Ensuite tu as parlé d'un «gag». Écoute, ce n'est pas moi qui vais légiférer à savoir si un truc est drôle ou pas. Mais un gag, non, il n'y en avait pas. Un commentaire ludique à saveur sociale, maybe. Déjà plus honnête. Le commentaire ludique peut être autant sinon plus drôle qu'un gag si tu veux. Mais appelons-le commentaire ludique. Pas gag.
Mais encore là, les médias comme tes fans s'en sont tenus à ta version: il s'agissait bien d'un gag. Parce qu'après tout, t'es humoriste, right? C'est ça. J'aurais dû être plus vigilant. Je ne sais pas déceler les gags quand je les vois passer, je ne suis pas humoriste. J'y connais rien. Prochaine fois je saurai. My bad: gag censuré -> humour en péril. Je tâcherai de m'en souvenir.
Tu as toi-même dressé de toi le portrait d'un monstre pour t'envenimer la situation, tu as donné l'illusion que ton cas était nettement plus grave qu'il ne l'était en réalité. Qu'on voulait ta peau ou je ne sais pas trop. Le bûcher. Tout dans ta réplique à Jodoin était exagéré, déformé. Voyons. On en serait revenus dès que t'aurais admis ta maladresse, dès que t'aurais pris le soin de nuancer un peu. Tu t'es donné beaucoup trop d'importance. Il t'a fallu jouer les grands défenseurs d'une liberté présumément en danger, il t'a fallu agripper au passage ce que tu as pris à tort pour une belle opportunité de résister face aux censeurs et à la rectitude politique. Mais t'étais tellement à côté de la plaque.
Ce n'était rien du tout cette histoire. Rien.
C'est ça qui a titillé les chroniqueurs, les intellectuels, les artistes et même tes plus jeunes collègues humoristes: tu nous as tous pris pour des caves. C'était surréel de suivre l'évolution de cette affaire. De voir que t'avais pu t'en tirer aussi aisément en nous prenant pour des épais, en nous racontant des âneries. De constater qu'autant de gens aient pu avaler cette histoire que t'avais toi-même romancée pour la rendre plus grosse.

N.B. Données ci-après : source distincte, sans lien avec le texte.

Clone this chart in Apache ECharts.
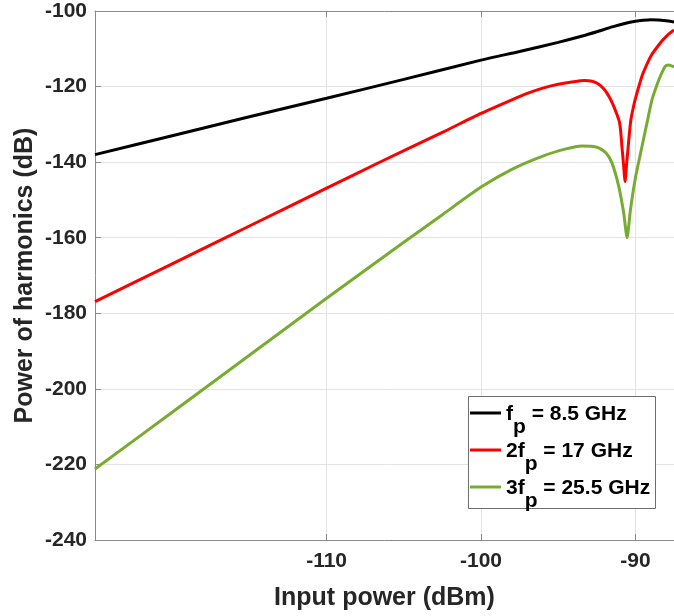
<!DOCTYPE html>
<html>
<head>
<meta charset="utf-8">
<script src="https://cdn.jsdelivr.net/npm/echarts@6/dist/echarts.min.js"></script>
<style>
html,body{margin:0;padding:0;background:#fff;}
#chart{width:674px;height:616px;}
</style>
</head>
<body>
<div id="chart"></div>
<script>
// ---- data ----
const seriesNames = ['fp = 8.5 GHz', '2fp = 17 GHz', '3fp = 25.5 GHz'];
const legendMain = ['f', '2f', '3f'];
const legendSub = 'p';
const legendRest = [' = 8.5 GHz', ' = 17 GHz', ' = 25.5 GHz'];

const xTicks = [-110, -100, -90];
const yTicks = [-240, -220, -200, -180, -160, -140, -120, -100];

const blackX = [-125, -120, -115, -110, -105, -100, -97.5, -95, -93.5, -92.5, -91.5, -90.5, -90, -89.5, -89, -88.5, -88, -87.5];
const blackY = [-138.0, -133.0, -128.0, -123.1, -118.1, -113.0, -110.7, -108.3, -106.7, -105.5, -104.2, -103.1, -102.7, -102.45, -102.3, -102.35, -102.6, -102.9];

const redX = [-125, -120, -115, -110, -106.6, -102.3, -100, -98, -97, -96, -95, -94, -93.3, -92.8, -92.4, -92.1, -91.8, -91.5, -91.25, -91.04, -90.95, -90.87, -90.77, -90.67, -90.57, -90.48, -90.38, -90.29, -90.15, -90, -89.57, -89.2, -88.92, -88.6, -88.27, -87.9, -87.5];
const redY = [-176.9, -166.9, -156.9, -146.9, -140.1, -131.7, -127.1, -123.5, -121.8, -120.4, -119.4, -118.7, -118.4, -118.6, -119.3, -120.4, -122.0, -124.3, -126.8, -129.3, -132.0, -136.0, -140.5, -145.1, -140.5, -136.5, -132.0, -128.7, -125.8, -123.2, -117.2, -113.6, -111.4, -109.6, -107.9, -106.3, -105.0];

const greenX = [-125, -120, -115, -110, -105, -102.5, -100, -98, -96, -94.5, -93.5, -92.9, -92.38, -91.9, -91.52, -91.08, -90.76, -90.54, -90.32, -90, -89.57, -89.25, -88.92, -88.6, -88.38, -88.06, -87.84, -87.5];
const greenY = [-221.2, -206.2, -191.1, -176.0, -161.2, -153.9, -146.6, -141.9, -138.4, -136.5, -135.7, -135.8, -136.2, -137.6, -140.2, -146.4, -153.4, -160.0, -152.6, -144.2, -135.8, -129.6, -123.4, -119.5, -117.2, -114.6, -114.3, -114.8];

function pairs(xs, ys) { return xs.map((x, i) => [x, ys[i]]); }

const FONT = '"Liberation Sans", Arial, sans-serif';
const TXT = '#262626';
const AXIS = '#8a8a8a';
const GRIDC = '#e3e3e3';

const chart = echarts.init(document.getElementById('chart'), null, {renderer: 'canvas'});

const lineCommon = {
  type: 'line', showSymbol: false, symbol: 'none', smooth: 0.2,
  z: 2, animation: false
};

const option = {
  animation: false,
  backgroundColor: '#ffffff',
  grid: {left: 95, top: 11, right: -1, bottom: 75, containLabel: false},
  xAxis: [{
    type: 'value', min: -125, max: -87.5, position: 'bottom',
    name: 'Input power (dBm)', nameLocation: 'middle', nameGap: 46, nameMoveOverlap: false,
    nameTextStyle: {fontFamily: FONT, fontWeight: 'bold', fontSize: 25, color: TXT},
    axisLine: {show: true, onZero: false, lineStyle: {color: AXIS, width: 1}},
    axisTick: {show: true, inside: true, length: 6, customValues: xTicks, lineStyle: {color: AXIS}},
    axisLabel: {show: true, customValues: xTicks, margin: 11, fontFamily: FONT, fontWeight: 'bold', fontSize: 21, color: TXT},
    splitLine: {show: true, lineStyle: {color: GRIDC, width: 1}}
  }, {
    type: 'value', min: -125, max: -87.5, position: 'top',
    axisLine: {show: true, onZero: false, lineStyle: {color: AXIS, width: 1}},
    axisTick: {show: true, inside: true, length: 6, customValues: xTicks, lineStyle: {color: AXIS}},
    axisLabel: {show: false},
    splitLine: {show: false}
  }],
  yAxis: [{
    type: 'value', min: -240, max: -100, interval: 20,
    name: 'Power of harmonics (dB)', nameLocation: 'middle', nameGap: 57, nameRotate: 90, nameMoveOverlap: false,
    nameTextStyle: {fontFamily: FONT, fontWeight: 'bold', fontSize: 25, color: TXT},
    axisLine: {show: true, onZero: false, lineStyle: {color: AXIS, width: 1}},
    axisTick: {show: true, inside: true, length: 6, lineStyle: {color: AXIS}},
    axisLabel: {show: true, margin: 8, fontFamily: FONT, fontWeight: 'bold', fontSize: 21, color: TXT},
    splitLine: {show: true, lineStyle: {color: GRIDC, width: 1}}
  }],
  legend: {
    show: true, orient: 'vertical', left: 470, top: 402, padding: 0, itemGap: 1,
    itemWidth: 31, itemHeight: 3, icon: 'rect', z: 5,
    data: seriesNames,
    formatter: function (name) {
      const i = seriesNames.indexOf(name);
      return '{m|' + legendMain[i] + '}{s|' + legendSub + '}{m|' + legendRest[i] + '}';
    },
    textStyle: {
      fontFamily: FONT, fontWeight: 'bold', fontSize: 21, color: '#000',
      rich: {
        m: {fontFamily: FONT, fontWeight: 'bold', fontSize: 21, color: '#000', lineHeight: 22, padding: [2, 0, 0, 0], verticalAlign: 'top'},
        s: {fontFamily: FONT, fontWeight: 'bold', fontSize: 21, color: '#000', lineHeight: 22, padding: [15, 0, 0, 0], verticalAlign: 'top'}
      }
    }
  },
  graphic: [{
    type: 'rect', z: 4, left: 468, top: 396,
    shape: {width: 187, height: 112},
    style: {fill: '#ffffff', stroke: '#6e6e6e', lineWidth: 1}
  }],
  series: [
    Object.assign({}, lineCommon, {name: seriesNames[0], data: pairs(blackX, blackY), lineStyle: {color: '#000000', width: 3}, itemStyle: {color: '#000000'}}),
    Object.assign({}, lineCommon, {name: seriesNames[1], data: pairs(redX, redY), lineStyle: {color: '#ff0000', width: 3}, itemStyle: {color: '#ff0000'}}),
    Object.assign({}, lineCommon, {name: seriesNames[2], data: pairs(greenX, greenY), lineStyle: {color: '#77ac30', width: 3}, itemStyle: {color: '#77ac30'}})
  ]
};
chart.setOption(option);
</script>
</body>
</html>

C'est comme si tout le monde se contentait des faits que tu avais falsifiés sans même tenir compte objectivement de ce qu'avait vraiment écrit Jodoin. Tu avais ton étoile, juste là, sur le Hollywood Boulevard tout près de celle d'Hitler et ce sont ceux qui n'ont pas apprécié ton commentaire sur Justin qui l'avaient gravée là pour toi. On devait faire avec cette info, aussi loin de la vérité soit-elle.
Tu nous as servi une démagogie similaire à celle de la radio-poubelle. Mais ça fait tout drôle comme c'est sorti de la bouche d'un artiste. T'as évoqué la censure, la liberté de créer et de dénoncer. Tous les éléments étaient réunis pour que quiconque manque un peu de vigilance ait envie de se ranger derrière toi. LIBARTÉ que tu scandais tandis que tes fans s'en donnaient à coeur joie en commentaires sur le magazine Voir, les arts, les intellectuels, la gauche et la culture alors que les propos nuancés étaient systématiquement étouffés, moqués, marginalisés.
Les gens qui pointaient tes erreurs factuelles se faisaient solidement rabrouer par tes nonos. Des nonos hostiles. Tes nonos hostiles. Avec qui tu célébrais.
Moi perso, je ne serais pas confortable avec ça. C'est une bien déloyale manière de s'accorder une victoire. Surtout lorsque tout ceci se déroule devant le regard passif et accablé des gens pas dupes qui ont pris la peine de se renseigner.